Par contre, son humour
n’est pas tendre pour dénigrer les puissants, ceux qui abusent de
leur pouvoir, qui sont méchants par nature, sots ou prétentieux
comme le chef de service ou « l’homme de la dix »,
des toilettes publiques.
Tant mieux, cela nous vaut des anecdotes où le sourire et l’hilarité l’emportent. Ne pas se priver de lire et relire les pages sur les toilettes publiques du super marché où l’analyse des bruits et des habitudes de chaque utilisateur, longue, précise, très détaillée, d’un réalisme simple mais jamais vulgaire, du jamais lu - sauf un peu chez Florian Zeller dans un roman ( Julien Parme) quand il décrit son jeune héros qui se soulage dans Paris -, qui va permettre à une humiliée de se venger d’un arrogant !

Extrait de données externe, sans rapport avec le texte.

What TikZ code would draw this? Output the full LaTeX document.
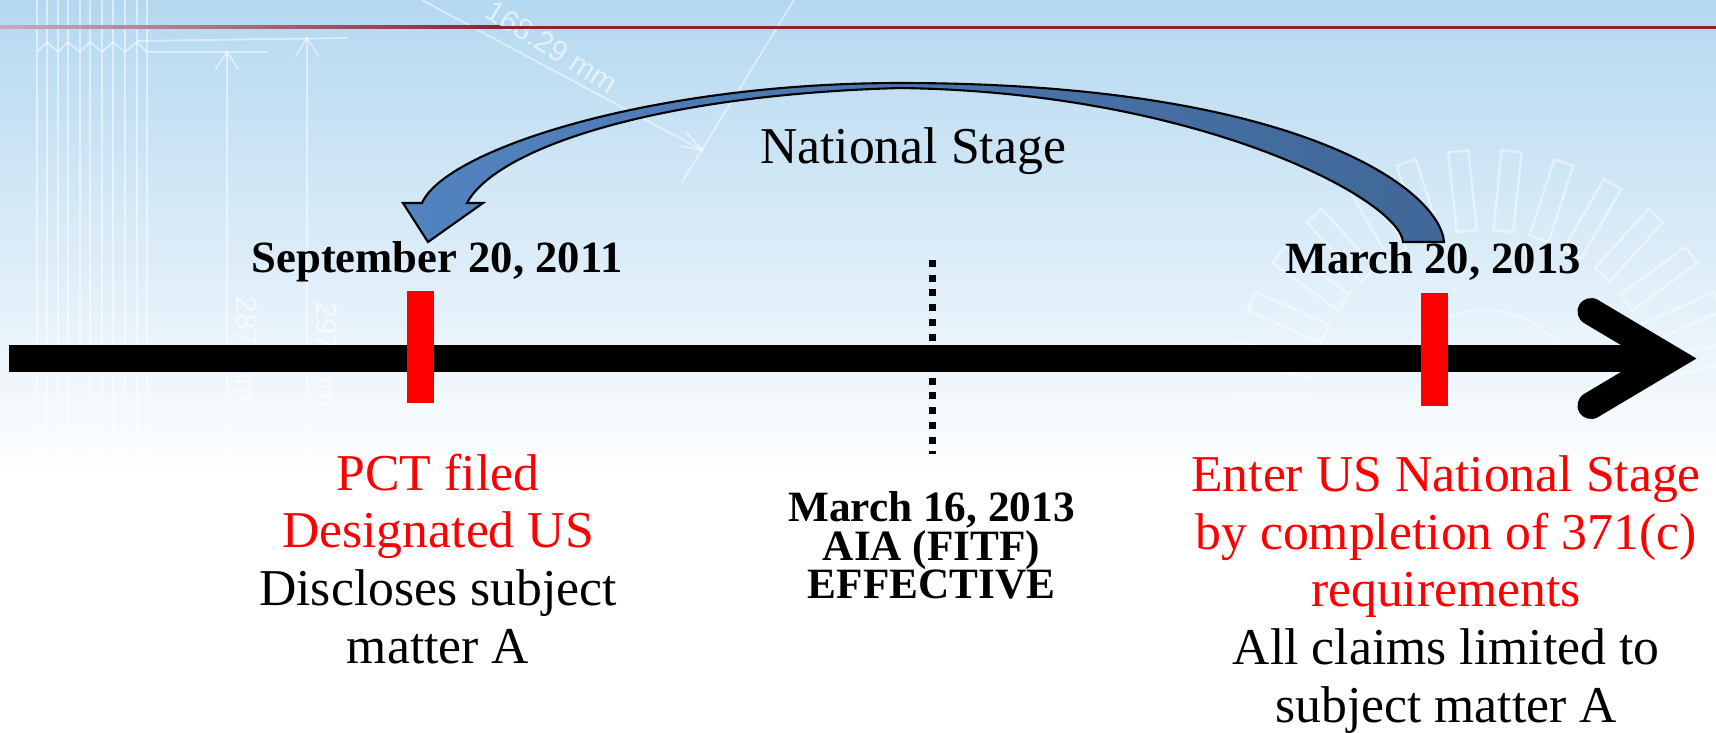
\documentclass[tikz,border=0pt]{standalone}
\usepackage{fontspec}
\setmainfont{Liberation Serif}
\newfontfamily\dimfont{Liberation Sans}
\definecolor{skytop}{RGB}{180,216,240}
\definecolor{rulered}{RGB}{140,35,50}
\definecolor{rulefade}{RGB}{200,170,190}
\definecolor{arrowlight}{RGB}{82,131,192}
\definecolor{arrowdark}{RGB}{64,103,151}

\begin{document}
\begin{tikzpicture}[x=0.01cm,y=-0.01cm,
          sketch/.style={white,opacity=0.5,line width=0.5pt},
          gearline/.style={white,opacity=0.45,line width=0.7pt},
          sketchtext/.style={white,opacity=0.6,inner sep=0pt,font=\dimfont\fontsize{8.4}{10}\selectfont},
          tick/.style={fill=red,inner sep=0pt,minimum width=0.27cm,minimum height=1.12cm},
          body/.style={align=center,inner sep=0pt,font=\fontsize{14.7}{16.4}\selectfont},
          datelabel/.style={inner sep=0pt,font=\fontsize{12.7}{11}\selectfont\bfseries},
          aialabel/.style={align=center,inner sep=0pt,font=\fontsize{12.3}{10.9}\selectfont\bfseries}]
          \useasboundingbox (0,0) rectangle (1716,732);
          \fill[white] (0,0) rectangle (1716,732);
          \shade[top color=skytop,bottom color=white] (0,0) rectangle (1716,480);
          \foreach \x in {37,47,58,68,80,90,102,113,125,137,147}
            \draw[sketch] (\x,0) -- (\x,470);
          \draw[sketch] (37,52) -- (47,42) -- (58,52) -- (68,42) -- (80,52) -- (90,42)
            -- (102,52) -- (113,42) -- (125,52) -- (137,42) -- (147,52) -- (267,52);
          \draw[sketch] (137,41) -- (347,38);
          \draw[sketch] (227,52) -- (227,470);
          \draw[sketch] (215,70) -- (227,52) -- (239,70);
          \draw[sketch] (307,38) -- (307,470);
          \draw[sketch] (295,57) -- (307,38) -- (319,57);
          \node[sketchtext,rotate=-90] (dim287) at (247,350) {287 mm};
          \node[sketchtext,rotate=-90] (dim297) at (327,355) {297 mm};
          \draw[sketch] (422,0) -- (702,150);
          \draw[sketch] (686,132) -- (702,150) -- (680,146);
          \draw[sketch] (682,182) -- (794,0);
          \node[sketchtext,rotate=-32] (dim168) at (552,47) {168.29 mm};
          \begin{scope}[shift={(1485,405)}]
            \foreach \a in {12,24,...,180}
              \draw[gearline,rotate=\a] (175,-10) rectangle (255,10);
            \draw[gearline] (200:95) arc[start angle=200,end angle=340,radius=95];
          \end{scope}
          \shade[left color=rulefade,right color=rulered] (0,25.5) rectangle (500,28.5);
          \fill[rulered] (500,25.5) rectangle (1716,28.5);
          \draw[line width=0.6pt,left color=arrowlight,right color=arrowdark]
            (1444,242) .. controls (1440,190) and (1300,83) .. (900,83)
            .. controls (650,83) and (445,150) .. (422,203)
            -- (403,203) -- (428,242) -- (483,203) -- (467,203)
            .. controls (495,150) and (650,95) .. (900,88)
            .. controls (1200,92) and (1400,200) .. (1403,242) -- cycle;
          \coordinate (aiatop) at (932,260);
          \coordinate (aiabot) at (932,454);
          \draw[line width=0.07cm,dash pattern=on 0.07cm off 0.077cm] (aiatop) -- (aiabot);
          \coordinate (tlstart) at (9,358.5);
          \coordinate (tlend) at (1670,358.5);
          \coordinate (chevtop) at (1591,311.5);
          \coordinate (chevbot) at (1591,405.5);
          \draw[line width=0.27cm] (tlstart) -- (tlend);
          \draw[line width=0.27cm,line cap=round,line join=miter] (chevtop) -- (tlend) -- (chevbot);
          \node[tick] (pcttick) at (420.5,347) {};
          \node[tick] (entertick) at (1434,349.5) {};
          \node[body,anchor=base] (stage) at (913,163) {National Stage};
          \node[datelabel,anchor=base] (pctdate) at (437,272) {September 20, 2011};
          \node[datelabel,anchor=base] (enterdate) at (1433,273) {March 20, 2013};
          \node[body,anchor=north] (pct) at (438,453)
            {\textcolor{red}{PCT filed}\\\textcolor{red}{Designated US}\\Discloses subject\\matter A};
          \node[aialabel,anchor=north] (aia) at (931.5,491)
            {March 16, 2013\\AIA (FITF)\\EFFECTIVE};
          \node[body,anchor=north] (enter) at (1446,455)
            {\textcolor{red}{Enter US National Stage}\\\textcolor{red}{by completion of 371(c)}\\\textcolor{red}{requirements}\\All claims limited to\\subject matter A};
        \end{tikzpicture}
\end{document}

Tant mieux, cela nous vaut des anecdotes où le sourire et l’hilarité l’emportent. Ne pas se priver de lire et relire les pages sur les toilettes publiques du super marché où l’analyse des bruits et des habitudes de chaque utilisateur, longue, précise, très détaillée, d’un réalisme simple mais jamais vulgaire, du jamais lu - sauf un peu chez Florian Zeller dans un roman ( Julien Parme) quand il décrit son jeune héros qui se soulage dans Paris -, qui va permettre à une humiliée de se venger d’un arrogant !
C’est que le roman
n’est ni moralisateur ni pessimiste. Quand l’auteur réinvente
notre société, c’est notre pauvre humanité en marche vers sa
finitude et qu’on doit bien prendre telle qu’elle est, qui
l’intéresse. Mais la finitude, on peut la transformer :
embellir la vie, être capable de compassion quand le repli sur soi
aurait pu être la seule règle de survie : d’où l’importance
du liseur dont les lectures relient les êtres entre eux, provoquent
les rêves, les questions, les débats. Restent aussi, d’autres
saveurs, des plaisirs simples, balade, flânerie, animal familier,
écriture d’alexandrins, journal de bord, petits mensonges de
délicatesse et bien sûr, l’amitié, tout un art de vivre, une
manière d’être au monde. Et puis l’Amour, et il se pourrait
bien que la quête de Julie, la femme- à la clé- USB, en fin de
roman, l’emporte sur la lecture !
On comprend donc le
succès de ce roman. Bien écrit, plein de vie et de tendresse, il
est l’hymne d’un grand écrivain à la simplicité, à l’amitié
et à la langue française.
3 commentaires:
Finitude, chère Gina, c'est bien le problème, à l'heure des fausses cultures (rap ou autres, internet des marchands escrocs et prêcheurs), sans parler de ces analphabètes crétins que nous avons fabriqués, des innocents qu'on fusille ou égorge au nom d'un dieu. Bientôt l'Inquisition sera une rigolade.
Dans une société de haine de l'autre le plus salaud gagne toujours.
je vous embrasse.
Belle et brillante présentation de ce livre Gina ...tu nous reviens dans une forme époustouflante !
Chulo, je vous embrasse aussi, de même que Lola et de même que Marc qui, soudain, sort de sa léthargie estivale.
J'adhère à toutes les remarques que vous a suggérées ce livre.
lola, quelques virgules de plus auraient facilité la lecture, mais tu es intelligente et fort gentille. Merci.